» **INPUT FOR THIS TASK**
+-------+

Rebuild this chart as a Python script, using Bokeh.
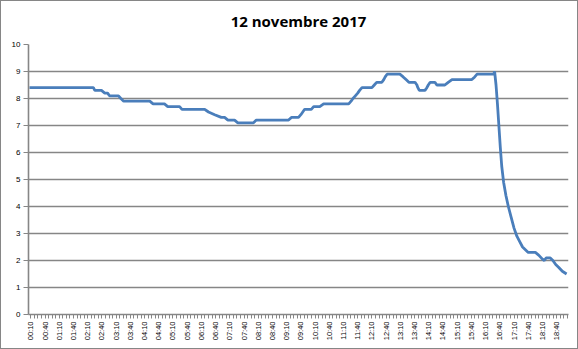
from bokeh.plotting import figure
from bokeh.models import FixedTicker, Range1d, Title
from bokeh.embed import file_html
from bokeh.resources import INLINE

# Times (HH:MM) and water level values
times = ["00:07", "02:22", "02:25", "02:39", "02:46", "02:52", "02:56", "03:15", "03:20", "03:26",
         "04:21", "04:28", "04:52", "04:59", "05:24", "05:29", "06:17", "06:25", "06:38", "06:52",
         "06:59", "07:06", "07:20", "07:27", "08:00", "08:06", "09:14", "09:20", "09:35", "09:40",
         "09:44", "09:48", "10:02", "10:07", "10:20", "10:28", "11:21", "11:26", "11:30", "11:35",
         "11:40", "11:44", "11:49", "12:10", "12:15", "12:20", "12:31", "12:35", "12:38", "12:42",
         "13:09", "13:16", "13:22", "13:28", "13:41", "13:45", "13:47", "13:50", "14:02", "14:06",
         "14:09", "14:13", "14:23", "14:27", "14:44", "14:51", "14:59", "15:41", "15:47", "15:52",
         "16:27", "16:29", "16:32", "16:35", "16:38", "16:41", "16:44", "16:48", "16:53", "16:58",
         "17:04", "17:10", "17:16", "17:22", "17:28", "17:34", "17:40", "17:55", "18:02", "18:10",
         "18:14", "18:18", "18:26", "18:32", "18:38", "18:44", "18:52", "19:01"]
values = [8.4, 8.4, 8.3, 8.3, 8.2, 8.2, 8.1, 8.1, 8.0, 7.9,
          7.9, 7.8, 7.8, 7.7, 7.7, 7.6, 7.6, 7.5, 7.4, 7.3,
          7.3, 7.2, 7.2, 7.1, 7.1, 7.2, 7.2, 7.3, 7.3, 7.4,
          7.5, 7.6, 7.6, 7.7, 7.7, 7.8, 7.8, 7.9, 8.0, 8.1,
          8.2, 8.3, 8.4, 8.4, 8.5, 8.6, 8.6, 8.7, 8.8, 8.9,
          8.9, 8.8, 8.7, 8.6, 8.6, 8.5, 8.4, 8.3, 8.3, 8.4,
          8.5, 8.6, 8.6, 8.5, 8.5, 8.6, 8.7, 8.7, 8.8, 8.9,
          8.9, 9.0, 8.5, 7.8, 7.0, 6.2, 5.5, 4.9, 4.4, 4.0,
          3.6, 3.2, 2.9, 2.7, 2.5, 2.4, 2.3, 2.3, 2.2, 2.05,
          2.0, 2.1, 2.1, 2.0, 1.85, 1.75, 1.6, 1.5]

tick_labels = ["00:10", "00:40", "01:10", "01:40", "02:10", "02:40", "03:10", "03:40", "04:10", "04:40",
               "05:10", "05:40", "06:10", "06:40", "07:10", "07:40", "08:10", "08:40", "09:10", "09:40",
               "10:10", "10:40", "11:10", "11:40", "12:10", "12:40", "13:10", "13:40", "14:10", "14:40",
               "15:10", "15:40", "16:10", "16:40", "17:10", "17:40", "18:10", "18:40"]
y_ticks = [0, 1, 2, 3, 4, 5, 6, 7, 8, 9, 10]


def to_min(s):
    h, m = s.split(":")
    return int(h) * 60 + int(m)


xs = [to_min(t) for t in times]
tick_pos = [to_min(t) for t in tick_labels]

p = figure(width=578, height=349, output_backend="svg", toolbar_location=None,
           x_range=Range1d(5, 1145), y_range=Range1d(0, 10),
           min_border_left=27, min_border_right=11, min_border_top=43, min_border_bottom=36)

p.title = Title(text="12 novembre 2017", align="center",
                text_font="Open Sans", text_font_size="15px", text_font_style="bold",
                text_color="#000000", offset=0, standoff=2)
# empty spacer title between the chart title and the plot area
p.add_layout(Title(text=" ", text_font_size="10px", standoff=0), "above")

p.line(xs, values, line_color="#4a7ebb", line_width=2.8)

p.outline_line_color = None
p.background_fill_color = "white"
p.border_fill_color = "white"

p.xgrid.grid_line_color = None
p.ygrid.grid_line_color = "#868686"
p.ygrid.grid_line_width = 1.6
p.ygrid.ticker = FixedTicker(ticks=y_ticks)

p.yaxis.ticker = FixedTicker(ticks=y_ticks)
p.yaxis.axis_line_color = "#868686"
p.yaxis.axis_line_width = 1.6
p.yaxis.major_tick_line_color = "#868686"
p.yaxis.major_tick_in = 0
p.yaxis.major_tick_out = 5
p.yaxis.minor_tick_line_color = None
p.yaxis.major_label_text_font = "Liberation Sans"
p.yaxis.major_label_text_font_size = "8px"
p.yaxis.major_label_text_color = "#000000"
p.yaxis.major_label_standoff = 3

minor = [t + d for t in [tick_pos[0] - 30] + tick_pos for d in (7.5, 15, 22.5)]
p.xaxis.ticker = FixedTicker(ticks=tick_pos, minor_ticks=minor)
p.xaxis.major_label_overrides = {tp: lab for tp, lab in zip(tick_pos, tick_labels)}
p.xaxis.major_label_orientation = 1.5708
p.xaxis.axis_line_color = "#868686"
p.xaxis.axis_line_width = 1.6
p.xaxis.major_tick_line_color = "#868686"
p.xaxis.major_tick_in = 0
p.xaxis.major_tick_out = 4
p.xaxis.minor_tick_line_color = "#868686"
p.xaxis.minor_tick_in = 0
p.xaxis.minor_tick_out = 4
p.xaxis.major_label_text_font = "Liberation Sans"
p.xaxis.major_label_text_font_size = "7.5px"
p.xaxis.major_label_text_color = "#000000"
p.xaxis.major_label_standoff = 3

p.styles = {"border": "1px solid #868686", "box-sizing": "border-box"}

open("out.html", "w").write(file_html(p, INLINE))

+-------+

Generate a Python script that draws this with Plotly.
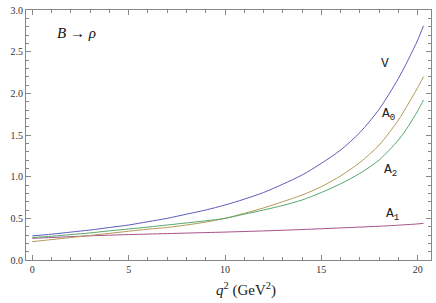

+-------+

Pictures excluded, give again exactly and only the lines of the material above from the line with "Rebuild this chart" through the line with "from bokeh.resources import INLINE".

» **OUTPUT**
Rebuild this chart as a Python script, using Bokeh.
from bokeh.plotting import figure
from bokeh.models import FixedTicker, Range1d, Title
from bokeh.embed import file_html
from bokeh.resources import INLINE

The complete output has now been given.